Alors que la « digitalisation » de la finance engendre de nouvelles vulnérabilités, particulièrement en matière de cybersécurité, l’IA peut en contrepartie avoir un impact positif sur des sujets relatifs à sécurité tels que la lutte contre la fraude. « Une expérimentation impliquant l’intelligence artificielle que nous avons réalisée en utilisant des milliards de données a permis d’améliorer de 40% à 50% la détection de mouvements financiers non classiques, et donc de mieux identifier les paiements suspects », illustre Marianne Demarchi.
Îlots digitaux
Le développement des monnaies numériques – qu’elles soient issues d’acteurs privés ou des expérimentations en cours au sein des banques centrales –, des blockchains ou des wallets (portefeuilles digitaux) comporte aussi des risques liés à leur interconnectivité. « Si ces évolutions amènent à la formation d’îlots digitaux qui ne peuvent pas bien communiquer entre eux, la situation deviendrait vraiment dystopique avec un fractionnement des espaces économiques », avertit Marianne Demarchi.
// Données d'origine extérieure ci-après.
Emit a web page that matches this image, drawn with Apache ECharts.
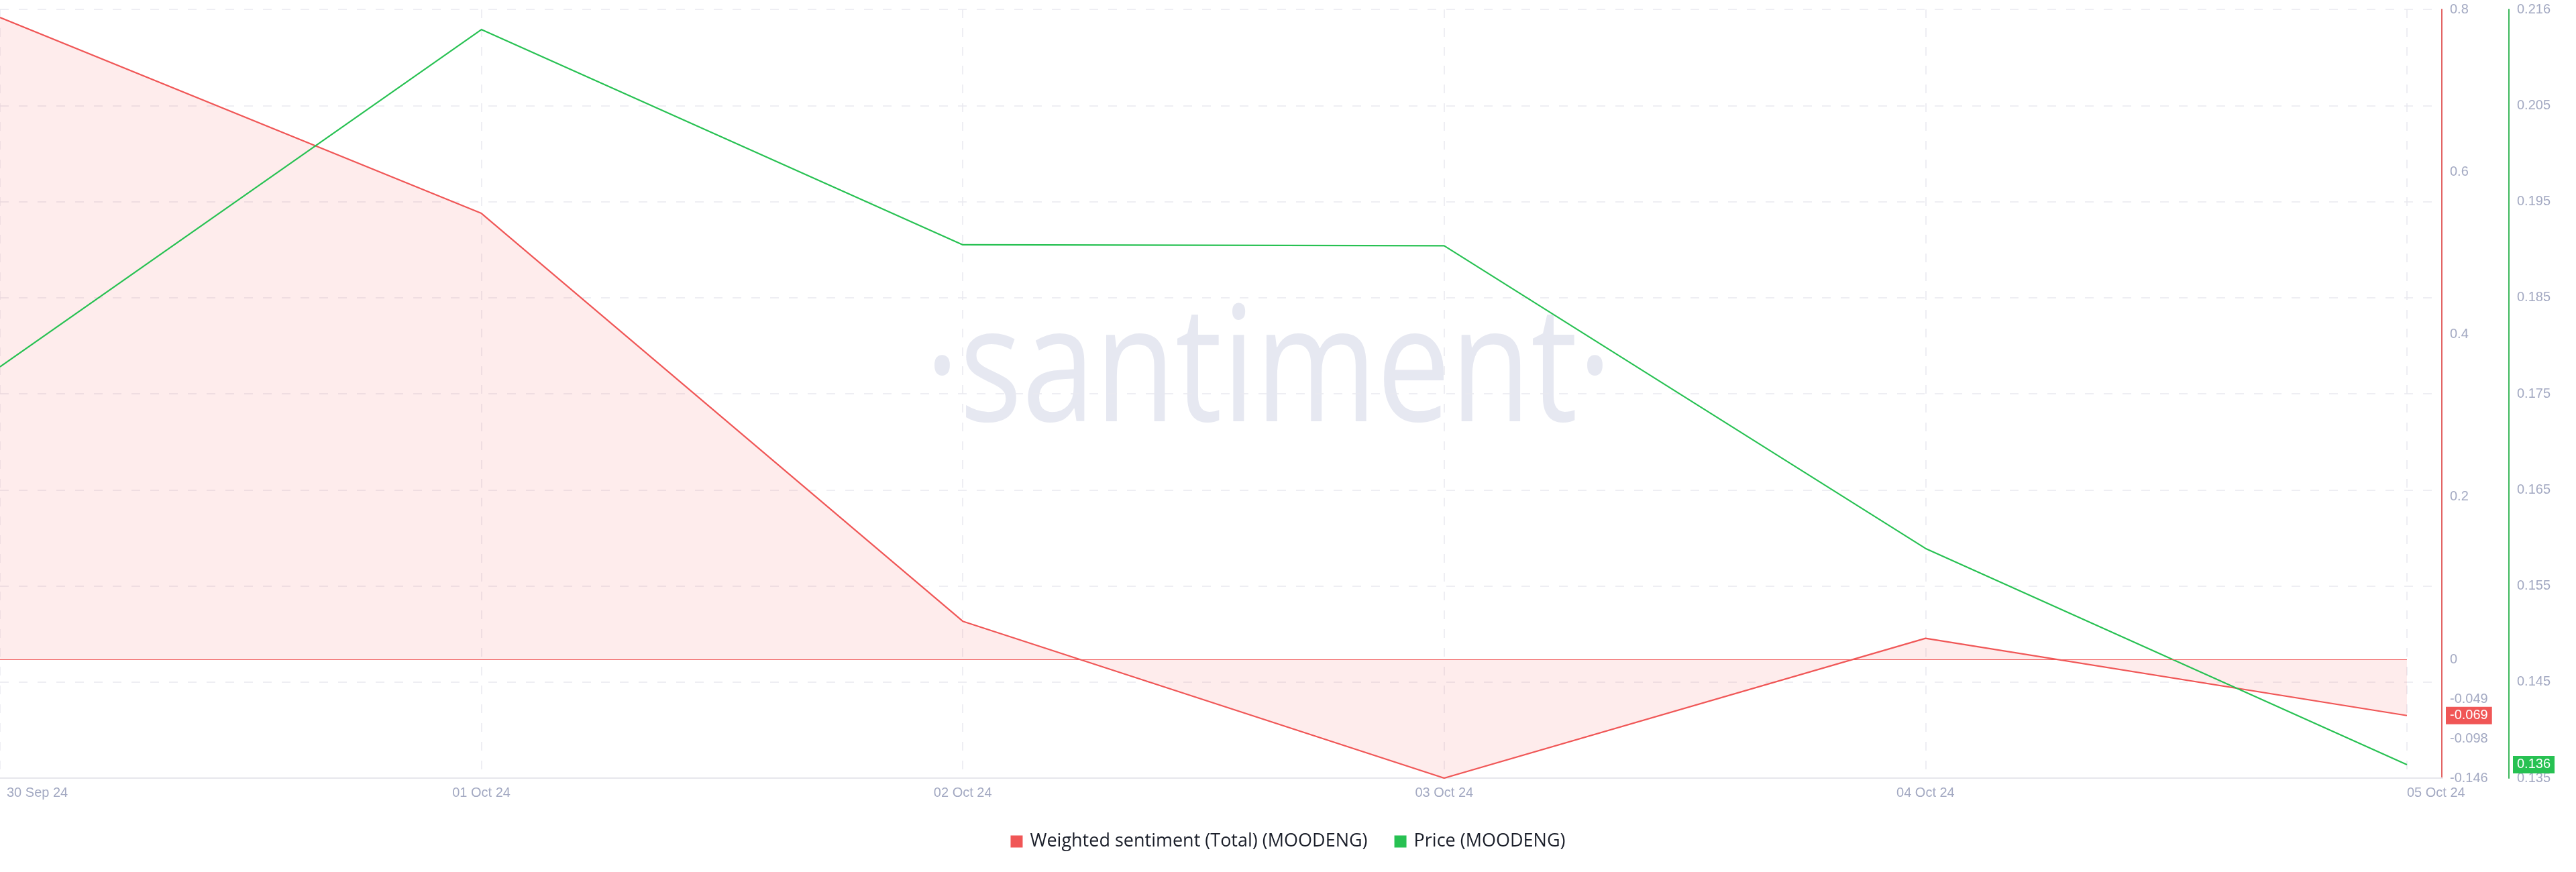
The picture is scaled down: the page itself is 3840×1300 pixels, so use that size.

Reconnaissant que le monde la finance connaît un véritable « changement de paradigme » avec les avancées technologiques, Jorgen Ouaknine appelle quant à lui de ses vœux la mise en place de garde-fous. « La donnée fait partie de la stratégie intégrante des grandes institutions financières, c’est devenu un asset, mais il se travaille et se commercialise parfois à outrance, relève le head of innovation, data services and innovation chez Euroclear. Pour éviter les dérives, les régulateurs doivent amener un cadre de protection pour les utilisateurs afin d’éviter d’aller vers une dystopie quasi-certaine. » Pour le meilleur et pour le pire, les liaisons dangereuses entre la finance et la technologie ne semblent en tout cas pas près de se distendre.